» Set problem:
Can you transcribe every line exactly and leave the pictures behind?

» Information supplied:
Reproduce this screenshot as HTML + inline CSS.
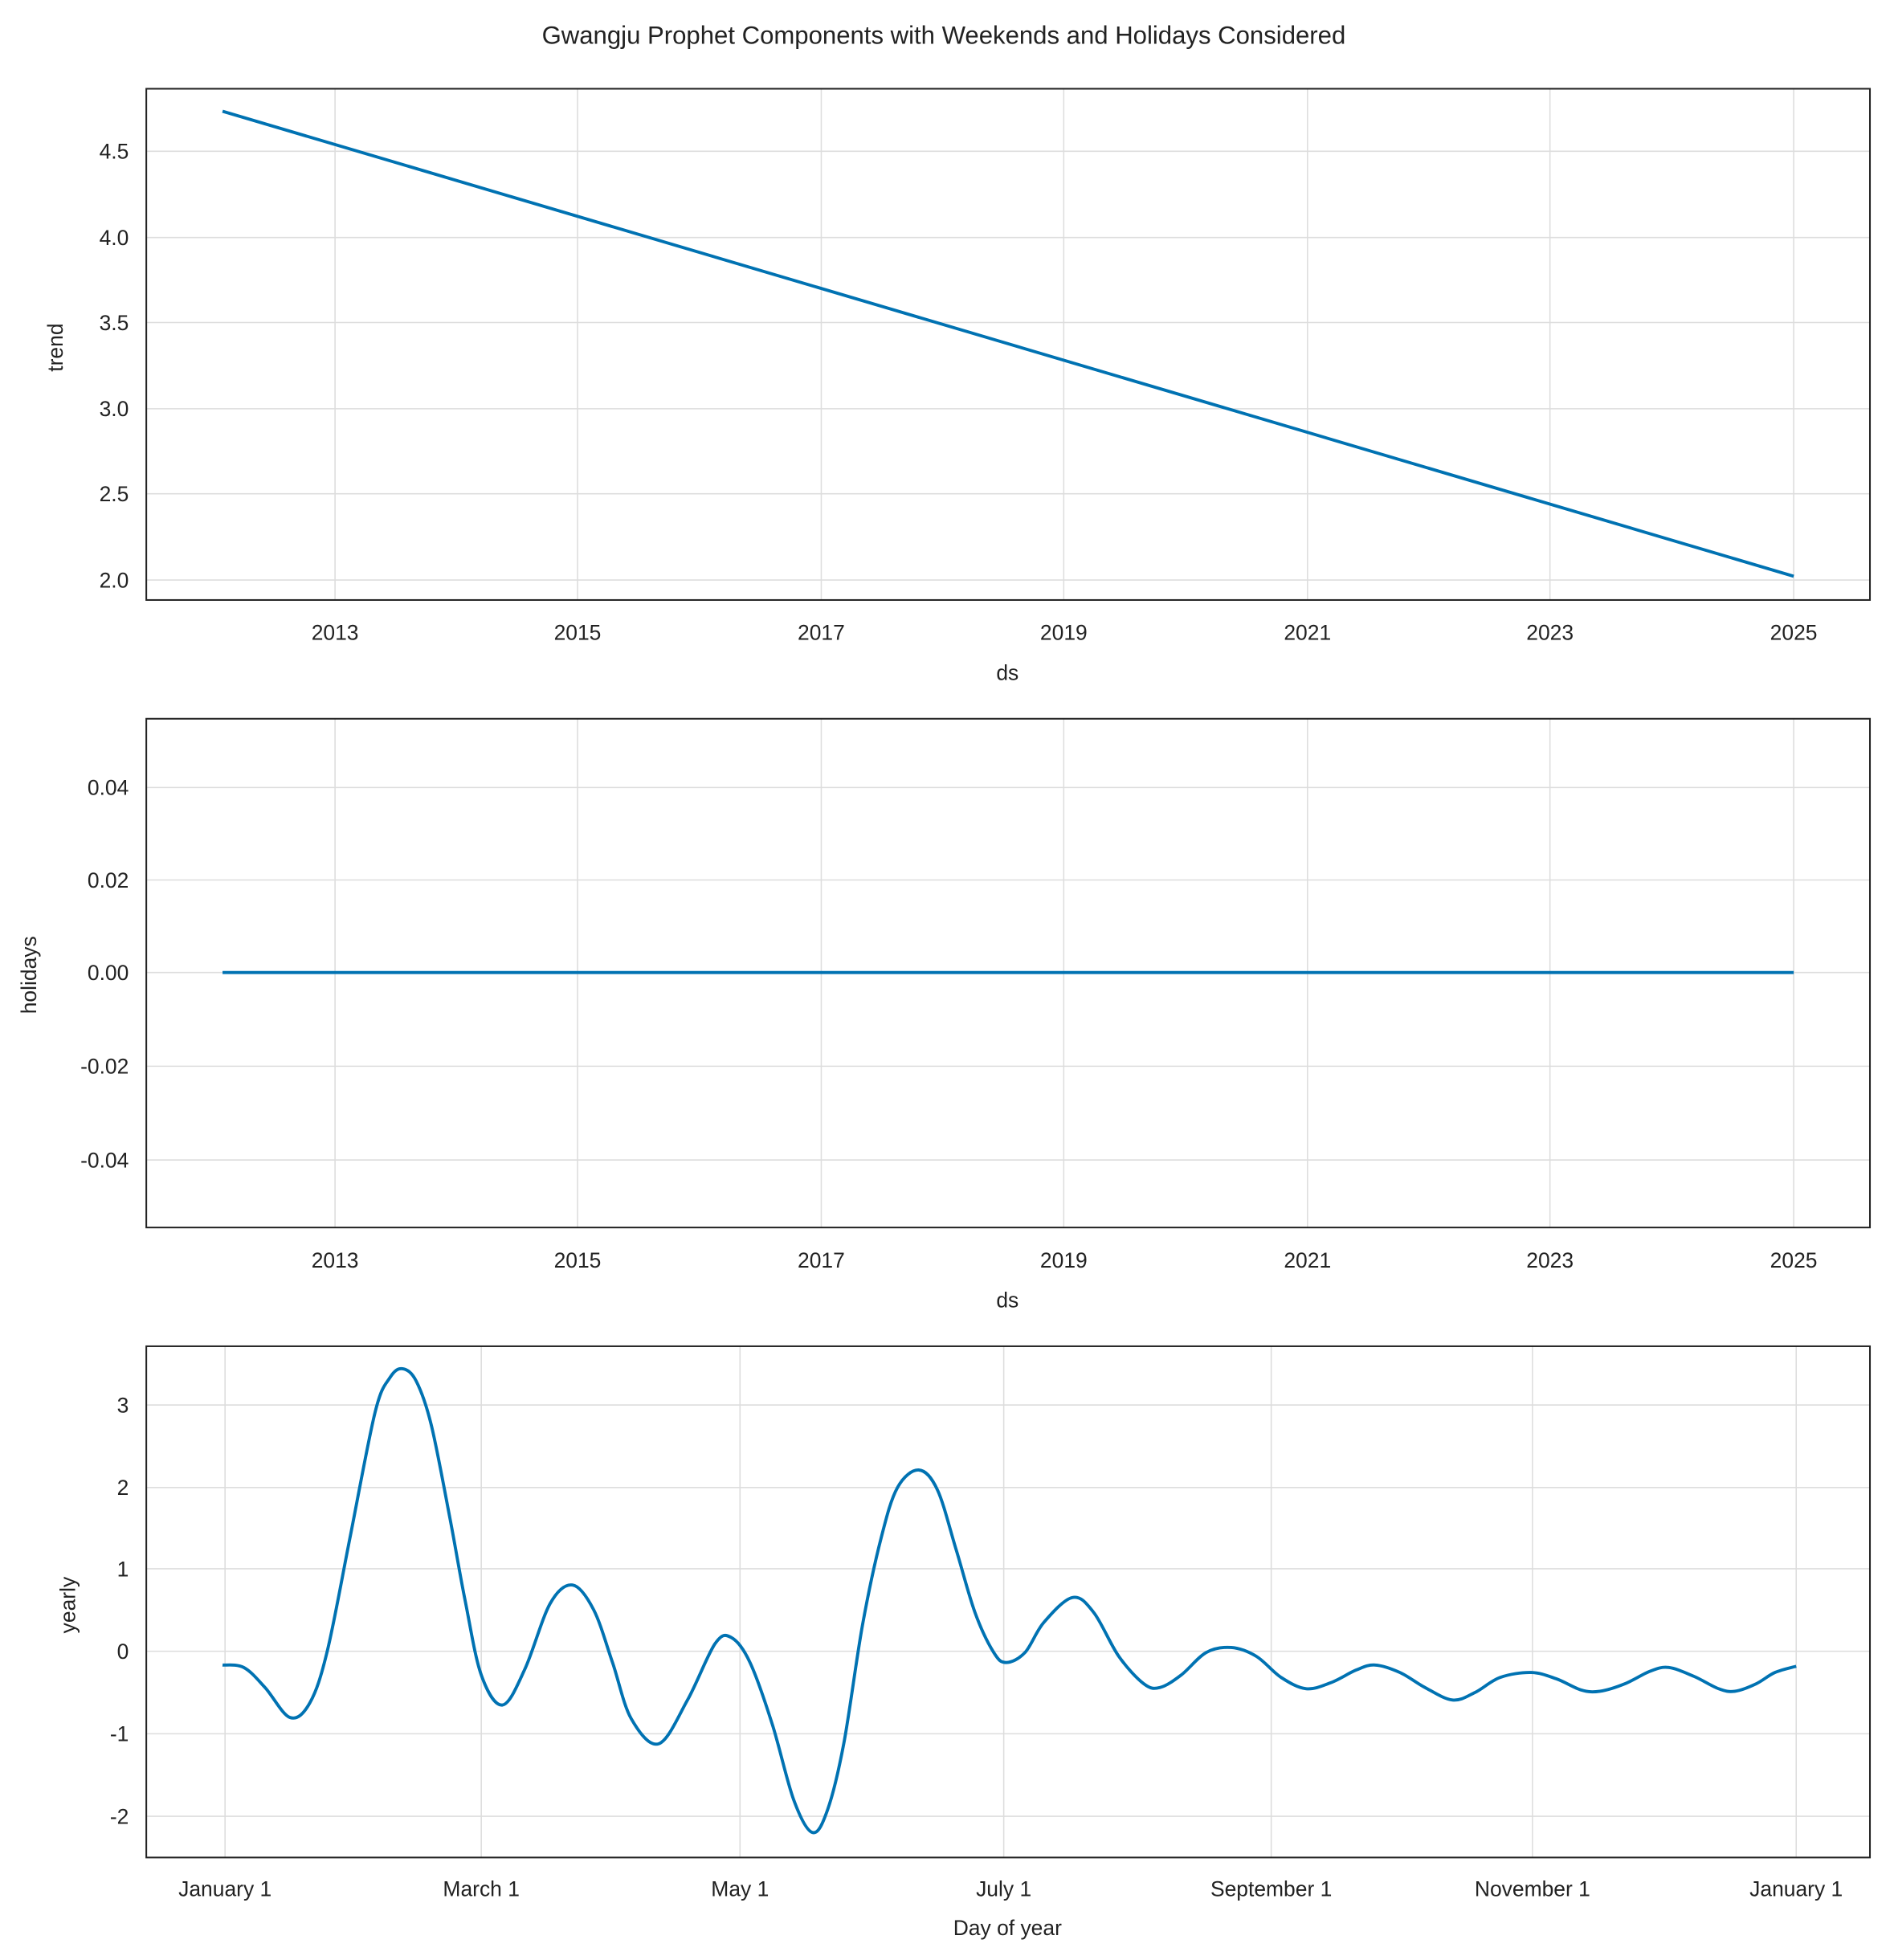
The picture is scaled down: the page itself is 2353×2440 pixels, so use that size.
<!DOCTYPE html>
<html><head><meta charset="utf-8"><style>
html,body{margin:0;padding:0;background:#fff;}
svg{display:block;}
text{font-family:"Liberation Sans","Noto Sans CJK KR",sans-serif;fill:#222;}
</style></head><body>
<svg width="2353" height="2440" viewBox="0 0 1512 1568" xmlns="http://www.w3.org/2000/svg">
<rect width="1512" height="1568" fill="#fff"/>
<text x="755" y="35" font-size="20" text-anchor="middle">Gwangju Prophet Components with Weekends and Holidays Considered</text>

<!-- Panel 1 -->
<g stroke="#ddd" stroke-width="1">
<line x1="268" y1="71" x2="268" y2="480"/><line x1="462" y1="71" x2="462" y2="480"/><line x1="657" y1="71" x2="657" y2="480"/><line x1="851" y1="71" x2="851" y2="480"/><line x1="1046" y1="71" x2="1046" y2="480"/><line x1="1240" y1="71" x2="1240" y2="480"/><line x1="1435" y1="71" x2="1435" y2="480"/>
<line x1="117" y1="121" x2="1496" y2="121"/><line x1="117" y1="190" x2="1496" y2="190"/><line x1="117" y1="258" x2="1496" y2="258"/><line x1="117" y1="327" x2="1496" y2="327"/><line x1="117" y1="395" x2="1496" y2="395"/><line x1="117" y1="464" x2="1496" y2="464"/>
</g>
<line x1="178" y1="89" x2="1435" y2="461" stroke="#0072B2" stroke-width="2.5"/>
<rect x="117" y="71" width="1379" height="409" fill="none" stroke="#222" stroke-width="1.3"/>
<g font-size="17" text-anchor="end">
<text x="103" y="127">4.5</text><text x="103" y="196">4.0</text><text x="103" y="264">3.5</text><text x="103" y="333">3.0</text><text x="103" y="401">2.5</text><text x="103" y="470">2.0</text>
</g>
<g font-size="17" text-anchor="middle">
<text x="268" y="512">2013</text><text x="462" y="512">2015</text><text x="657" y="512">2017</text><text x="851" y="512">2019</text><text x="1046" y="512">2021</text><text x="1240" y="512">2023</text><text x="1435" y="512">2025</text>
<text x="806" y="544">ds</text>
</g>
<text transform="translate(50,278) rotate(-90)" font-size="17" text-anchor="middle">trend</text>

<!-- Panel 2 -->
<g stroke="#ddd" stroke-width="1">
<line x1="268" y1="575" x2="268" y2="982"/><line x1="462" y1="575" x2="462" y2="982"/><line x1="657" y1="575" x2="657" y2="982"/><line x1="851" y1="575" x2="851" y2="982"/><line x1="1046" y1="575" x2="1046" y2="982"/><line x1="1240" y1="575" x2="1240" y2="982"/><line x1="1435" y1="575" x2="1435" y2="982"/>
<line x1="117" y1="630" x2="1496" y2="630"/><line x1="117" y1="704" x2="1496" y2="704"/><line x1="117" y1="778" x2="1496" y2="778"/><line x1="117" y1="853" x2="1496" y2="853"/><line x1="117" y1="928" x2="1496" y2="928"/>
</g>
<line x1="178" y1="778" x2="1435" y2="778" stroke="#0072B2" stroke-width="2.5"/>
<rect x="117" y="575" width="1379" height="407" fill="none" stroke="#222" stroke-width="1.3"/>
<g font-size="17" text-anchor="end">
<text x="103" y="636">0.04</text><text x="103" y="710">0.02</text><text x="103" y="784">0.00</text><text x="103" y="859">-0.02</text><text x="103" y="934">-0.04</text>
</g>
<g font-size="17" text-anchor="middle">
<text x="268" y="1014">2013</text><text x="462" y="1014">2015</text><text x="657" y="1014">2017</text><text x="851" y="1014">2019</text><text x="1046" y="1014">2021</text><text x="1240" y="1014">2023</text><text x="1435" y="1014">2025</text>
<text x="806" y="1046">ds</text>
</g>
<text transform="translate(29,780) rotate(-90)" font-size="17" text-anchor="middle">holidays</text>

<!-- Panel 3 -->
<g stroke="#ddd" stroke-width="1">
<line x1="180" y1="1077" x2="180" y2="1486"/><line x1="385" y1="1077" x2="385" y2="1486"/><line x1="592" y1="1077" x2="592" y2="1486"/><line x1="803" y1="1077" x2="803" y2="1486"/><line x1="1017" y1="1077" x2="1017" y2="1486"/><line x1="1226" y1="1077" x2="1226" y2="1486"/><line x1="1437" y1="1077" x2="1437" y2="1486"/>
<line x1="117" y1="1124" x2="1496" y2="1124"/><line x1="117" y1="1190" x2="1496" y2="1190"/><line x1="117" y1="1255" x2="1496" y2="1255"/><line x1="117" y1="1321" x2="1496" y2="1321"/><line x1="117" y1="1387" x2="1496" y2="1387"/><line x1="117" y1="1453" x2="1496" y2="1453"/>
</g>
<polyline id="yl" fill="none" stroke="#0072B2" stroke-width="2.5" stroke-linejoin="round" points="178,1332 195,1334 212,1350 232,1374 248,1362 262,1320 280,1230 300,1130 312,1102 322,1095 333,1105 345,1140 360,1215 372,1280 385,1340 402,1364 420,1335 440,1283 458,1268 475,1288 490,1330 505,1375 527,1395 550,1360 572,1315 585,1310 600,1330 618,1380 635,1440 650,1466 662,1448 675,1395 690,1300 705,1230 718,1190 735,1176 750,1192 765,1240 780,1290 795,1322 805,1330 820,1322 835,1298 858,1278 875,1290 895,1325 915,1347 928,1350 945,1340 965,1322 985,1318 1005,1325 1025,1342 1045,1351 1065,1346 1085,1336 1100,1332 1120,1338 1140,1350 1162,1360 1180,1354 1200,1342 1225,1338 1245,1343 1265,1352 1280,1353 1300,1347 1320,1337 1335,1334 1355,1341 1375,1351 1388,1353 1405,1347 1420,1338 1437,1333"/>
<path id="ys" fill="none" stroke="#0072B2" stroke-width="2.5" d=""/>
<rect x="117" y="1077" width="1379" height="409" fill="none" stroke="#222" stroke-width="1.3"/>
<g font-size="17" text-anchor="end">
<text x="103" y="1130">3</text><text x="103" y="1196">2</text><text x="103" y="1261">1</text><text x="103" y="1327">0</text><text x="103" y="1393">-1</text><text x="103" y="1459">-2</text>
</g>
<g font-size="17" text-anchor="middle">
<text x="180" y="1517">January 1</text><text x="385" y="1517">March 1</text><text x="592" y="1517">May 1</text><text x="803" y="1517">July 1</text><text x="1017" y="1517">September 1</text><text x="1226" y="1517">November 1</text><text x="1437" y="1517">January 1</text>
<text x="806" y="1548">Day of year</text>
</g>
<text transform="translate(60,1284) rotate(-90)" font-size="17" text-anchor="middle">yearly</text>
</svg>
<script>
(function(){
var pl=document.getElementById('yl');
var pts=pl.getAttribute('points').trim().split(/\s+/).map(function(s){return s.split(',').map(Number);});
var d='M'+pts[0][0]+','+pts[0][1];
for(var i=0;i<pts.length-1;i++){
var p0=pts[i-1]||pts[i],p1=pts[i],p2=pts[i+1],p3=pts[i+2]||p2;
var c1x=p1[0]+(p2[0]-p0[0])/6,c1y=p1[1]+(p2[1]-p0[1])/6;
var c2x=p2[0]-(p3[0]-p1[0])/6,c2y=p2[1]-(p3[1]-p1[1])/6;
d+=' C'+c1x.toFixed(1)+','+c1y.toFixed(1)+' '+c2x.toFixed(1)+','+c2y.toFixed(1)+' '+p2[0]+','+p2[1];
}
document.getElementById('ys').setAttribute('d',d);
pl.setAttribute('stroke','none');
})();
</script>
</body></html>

» Problem solution:
Reproduce this screenshot as HTML + inline CSS.
The picture is scaled down: the page itself is 2353×2440 pixels, so use that size.
<!DOCTYPE html>
<html><head><meta charset="utf-8"><style>
html,body{margin:0;padding:0;background:#fff;}
svg{display:block;}
text{font-family:"Liberation Sans","Noto Sans CJK KR",sans-serif;fill:#222;}
</style></head><body>
<svg width="2353" height="2440" viewBox="0 0 1512 1568" xmlns="http://www.w3.org/2000/svg">
<rect width="1512" height="1568" fill="#fff"/>
<text x="755" y="35" font-size="20" text-anchor="middle">Gwangju Prophet Components with Weekends and Holidays Considered</text>

<!-- Panel 1 -->
<g stroke="#ddd" stroke-width="1">
<line x1="268" y1="71" x2="268" y2="480"/><line x1="462" y1="71" x2="462" y2="480"/><line x1="657" y1="71" x2="657" y2="480"/><line x1="851" y1="71" x2="851" y2="480"/><line x1="1046" y1="71" x2="1046" y2="480"/><line x1="1240" y1="71" x2="1240" y2="480"/><line x1="1435" y1="71" x2="1435" y2="480"/>
<line x1="117" y1="121" x2="1496" y2="121"/><line x1="117" y1="190" x2="1496" y2="190"/><line x1="117" y1="258" x2="1496" y2="258"/><line x1="117" y1="327" x2="1496" y2="327"/><line x1="117" y1="395" x2="1496" y2="395"/><line x1="117" y1="464" x2="1496" y2="464"/>
</g>
<line x1="178" y1="89" x2="1435" y2="461" stroke="#0072B2" stroke-width="2.5"/>
<rect x="117" y="71" width="1379" height="409" fill="none" stroke="#222" stroke-width="1.3"/>
<g font-size="17" text-anchor="end">
<text x="103" y="127">4.5</text><text x="103" y="196">4.0</text><text x="103" y="264">3.5</text><text x="103" y="333">3.0</text><text x="103" y="401">2.5</text><text x="103" y="470">2.0</text>
</g>
<g font-size="17" text-anchor="middle">
<text x="268" y="512">2013</text><text x="462" y="512">2015</text><text x="657" y="512">2017</text><text x="851" y="512">2019</text><text x="1046" y="512">2021</text><text x="1240" y="512">2023</text><text x="1435" y="512">2025</text>
<text x="806" y="544">ds</text>
</g>
<text transform="translate(50,278) rotate(-90)" font-size="17" text-anchor="middle">trend</text>

<!-- Panel 2 -->
<g stroke="#ddd" stroke-width="1">
<line x1="268" y1="575" x2="268" y2="982"/><line x1="462" y1="575" x2="462" y2="982"/><line x1="657" y1="575" x2="657" y2="982"/><line x1="851" y1="575" x2="851" y2="982"/><line x1="1046" y1="575" x2="1046" y2="982"/><line x1="1240" y1="575" x2="1240" y2="982"/><line x1="1435" y1="575" x2="1435" y2="982"/>
<line x1="117" y1="630" x2="1496" y2="630"/><line x1="117" y1="704" x2="1496" y2="704"/><line x1="117" y1="778" x2="1496" y2="778"/><line x1="117" y1="853" x2="1496" y2="853"/><line x1="117" y1="928" x2="1496" y2="928"/>
</g>
<line x1="178" y1="778" x2="1435" y2="778" stroke="#0072B2" stroke-width="2.5"/>
<rect x="117" y="575" width="1379" height="407" fill="none" stroke="#222" stroke-width="1.3"/>
<g font-size="17" text-anchor="end">
<text x="103" y="636">0.04</text><text x="103" y="710">0.02</text><text x="103" y="784">0.00</text><text x="103" y="859">-0.02</text><text x="103" y="934">-0.04</text>
</g>
<g font-size="17" text-anchor="middle">
<text x="268" y="1014">2013</text><text x="462" y="1014">2015</text><text x="657" y="1014">2017</text><text x="851" y="1014">2019</text><text x="1046" y="1014">2021</text><text x="1240" y="1014">2023</text><text x="1435" y="1014">2025</text>
<text x="806" y="1046">ds</text>
</g>
<text transform="translate(29,780) rotate(-90)" font-size="17" text-anchor="middle">holidays</text>

<!-- Panel 3 -->
<g stroke="#ddd" stroke-width="1">
<line x1="180" y1="1077" x2="180" y2="1486"/><line x1="385" y1="1077" x2="385" y2="1486"/><line x1="592" y1="1077" x2="592" y2="1486"/><line x1="803" y1="1077" x2="803" y2="1486"/><line x1="1017" y1="1077" x2="1017" y2="1486"/><line x1="1226" y1="1077" x2="1226" y2="1486"/><line x1="1437" y1="1077" x2="1437" y2="1486"/>
<line x1="117" y1="1124" x2="1496" y2="1124"/><line x1="117" y1="1190" x2="1496" y2="1190"/><line x1="117" y1="1255" x2="1496" y2="1255"/><line x1="117" y1="1321" x2="1496" y2="1321"/><line x1="117" y1="1387" x2="1496" y2="1387"/><line x1="117" y1="1453" x2="1496" y2="1453"/>
</g>
<polyline id="yl" fill="none" stroke="#0072B2" stroke-width="2.5" stroke-linejoin="round" points="178,1332 195,1334 212,1350 232,1374 248,1362 262,1320 280,1230 300,1130 312,1102 322,1095 333,1105 345,1140 360,1215 372,1280 385,1340 402,1364 420,1335 440,1283 458,1268 475,1288 490,1330 505,1375 527,1395 550,1360 572,1315 585,1310 600,1330 618,1380 635,1440 650,1466 662,1448 675,1395 690,1300 705,1230 718,1190 735,1176 750,1192 765,1240 780,1290 795,1322 805,1330 820,1322 835,1298 858,1278 875,1290 895,1325 915,1347 928,1350 945,1340 965,1322 985,1318 1005,1325 1025,1342 1045,1351 1065,1346 1085,1336 1100,1332 1120,1338 1140,1350 1162,1360 1180,1354 1200,1342 1225,1338 1245,1343 1265,1352 1280,1353 1300,1347 1320,1337 1335,1334 1355,1341 1375,1351 1388,1353 1405,1347 1420,1338 1437,1333"/>
<path id="ys" fill="none" stroke="#0072B2" stroke-width="2.5" d=""/>
<rect x="117" y="1077" width="1379" height="409" fill="none" stroke="#222" stroke-width="1.3"/>
<g font-size="17" text-anchor="end">
<text x="103" y="1130">3</text><text x="103" y="1196">2</text><text x="103" y="1261">1</text><text x="103" y="1327">0</text><text x="103" y="1393">-1</text><text x="103" y="1459">-2</text>
</g>
<g font-size="17" text-anchor="middle">
<text x="180" y="1517">January 1</text><text x="385" y="1517">March 1</text><text x="592" y="1517">May 1</text><text x="803" y="1517">July 1</text><text x="1017" y="1517">September 1</text><text x="1226" y="1517">November 1</text><text x="1437" y="1517">January 1</text>
<text x="806" y="1548">Day of year</text>
</g>
<text transform="translate(60,1284) rotate(-90)" font-size="17" text-anchor="middle">yearly</text>
</svg>
<script>
(function(){
var pl=document.getElementById('yl');
var pts=pl.getAttribute('points').trim().split(/\s+/).map(function(s){return s.split(',').map(Number);});
var d='M'+pts[0][0]+','+pts[0][1];
for(var i=0;i<pts.length-1;i++){
var p0=pts[i-1]||pts[i],p1=pts[i],p2=pts[i+1],p3=pts[i+2]||p2;
var c1x=p1[0]+(p2[0]-p0[0])/6,c1y=p1[1]+(p2[1]-p0[1])/6;
var c2x=p2[0]-(p3[0]-p1[0])/6,c2y=p2[1]-(p3[1]-p1[1])/6;
d+=' C'+c1x.toFixed(1)+','+c1y.toFixed(1)+' '+c2x.toFixed(1)+','+c2y.toFixed(1)+' '+p2[0]+','+p2[1];
}
document.getElementById('ys').setAttribute('d',d);
pl.setAttribute('stroke','none');
})();
</script>
</body></html>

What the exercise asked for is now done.